The midnight scene at Brabantio's house (Act I, Scene 1) marks Roderigo's first act of spite under the guise of strategy: he aids Iago in rousing Desdemona's father with deliberately obscene imagery, hoping that nullifying the marriage will restore his own chances. This act reveals that his love for Desdemona coexists easily with actions that humiliate and harm her.

His continuous handing over of jewels and money throughout the middle acts—goods Iago pockets while claiming to pass them to Desdemona—demonstrates not just gullibility but a kind of willful blindness. Roderigo wants to believe Iago's narrative, as disbelieving it would force him to confront the futility of his entire enterprise.

His confrontation with Iago in Act IV, Scene 2 represents the play's one flicker of Roderigo's self-possession. He threatens to withdraw, demands his jewels back, and accuses Iago of misleading him. This moment brings him closest to clarity, yet Iago neutralises it within seconds by enticing him with the assassination of Cassio as a final gambit.

The botched ambush in Act V, Scene 1, where Roderigo wounds Cassio but is himself wounded and then finished off by Iago's blade, concludes his story with brutal efficiency. The letters found on his body, including his undelivered accusation of Iago, become the documentary evidence that unravels the entire conspiracy—the ultimate irony that a man who achieved nothing in life exposes the villain in death.

04

Relationships in depth

Roderigo's relationship with Iago drives the play's plot machinery. Iago refers to him as "my sick fool" in soliloquy and treats him with barely concealed contempt, yet the relationship endures because each supplies what the other needs: Roderigo provides cash and a willing tool; Iago offers narrative, purpose, and the illusion of hope. This dynamic parodies friendship.

Desdemona is never a real person to Roderigo—she is an ideal he has never meaningfully engaged with in the play. His obsession with her mirrors Othello's later jealousy: both men are undone by an image rather than a woman.

His history with Brabantio as a rejected but legitimate suitor adds social texture to Act I. Roderigo had adhered to the rules of Venetian courtship and lost; aligning with Iago to wake Brabantio becomes his revenge against a system that overlooked him.

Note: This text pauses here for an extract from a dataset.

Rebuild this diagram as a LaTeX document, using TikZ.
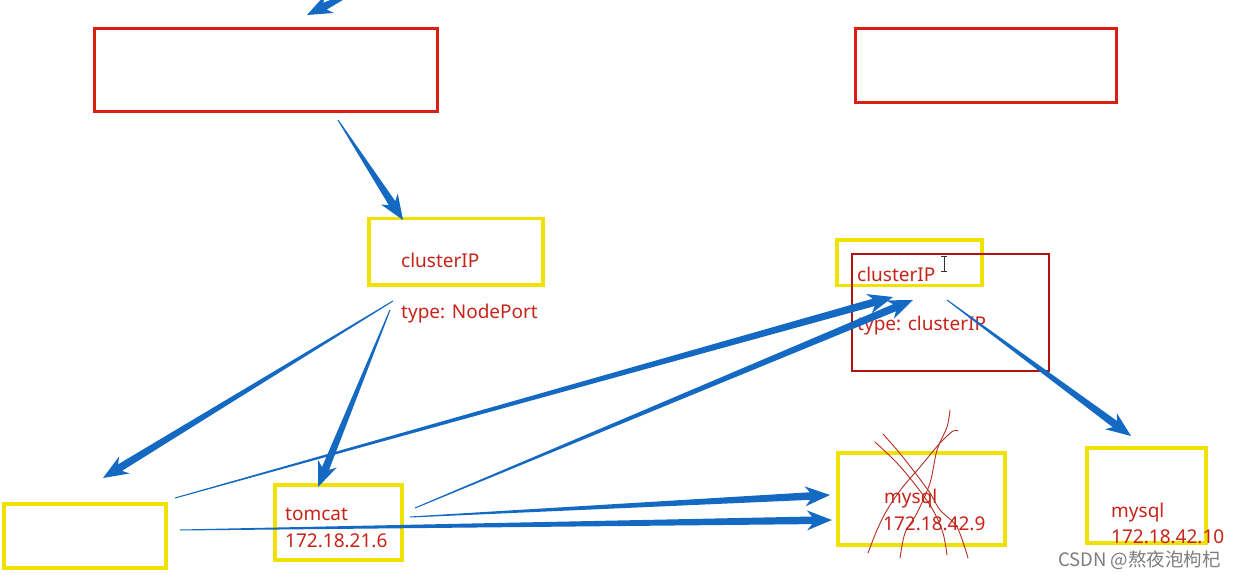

His antagonism toward Cassio is entirely fabricated by Iago—Roderigo has no personal grievance against him—which makes the attempted murder all the more damning as evidence of how far Roderigo has strayed from any genuine moral position.

05

Connected characters

  • Iago

    Roderigo's manipulator and false friend. Iago exploits Roderigo's obsession with Desdemona to extract money and jewels, uses him as a tool to destabilize Cassio, and ultimately murders him in Act V to prevent him from exposing the entire conspiracy. Their relationship is the engine of Roderigo's arc.

  • Desdemona

    The object of Roderigo's unrequited and self-destructive obsession. He never meaningfully interacts with her directly; she is an idealized prize rather than a real person to him, and his longing for her is the lever Iago uses to control him throughout the play.

  • Othello

    Roderigo's romantic rival and resentment target. He helps Iago wake Brabantio to denounce Othello's marriage, and his hatred of Othello is rooted purely in jealousy over Desdemona rather than any personal grievance of substance.

  • Brabantio

    Desdemona's father, whom Roderigo had previously approached as a legitimate suitor. In Act I, Roderigo joins Iago in alerting Brabantio to the elopement, partly hoping Brabantio will nullify the marriage and restore his own chances with Desdemona.

  • Cassio

    Roderigo's designated rival in Cyprus, as Iago convinces him that Cassio has won Desdemona's love. Roderigo provokes the brawl that ruins Cassio's reputation and later attempts to kill him in the street, wounding him before being fatally stabbed himself.

Use this in your essay

  • Roderigo as mirror to Othello: Both men are manipulated through sexual jealousy and an idealized image of Desdemona; argue that Roderigo's arc serves as a lower-stakes, darkly comic preview of Othello's tragedy, and consider what this structural parallel implies about masculine desire in the play.

  • The economics of manipulation: Track the exchange of money and jewels between Roderigo and Iago as a metaphor for the commodification of love and human relationships in *Othello*'s Venice; what does Shakespeare imply about a society where affection can be purchased?

  • Gullibility versus complicity: To what extent is Roderigo a victim? Examine the moments—particularly his Act IV confrontation with Iago—where he possesses enough information to withdraw, and argue whether his continued participation makes him morally responsible for the ensuing violence.

  • The function of the comic dupe in Shakespearean tragedy: Analyse how Roderigo's near-farcical scenes (the midnight brawling, the botched ambush) modulate the play's tone, and assess whether his presence ultimately deepens or dilutes the tragedy.

  • Posthumous agency and ironic justice: Roderigo's letters reveal Iago's treachery. Develop a thesis on what Shakespeare suggests about truth, timing, and justice by ensuring that the one character whose voice is entirely silenced during the play becomes its most consequential witness after his death.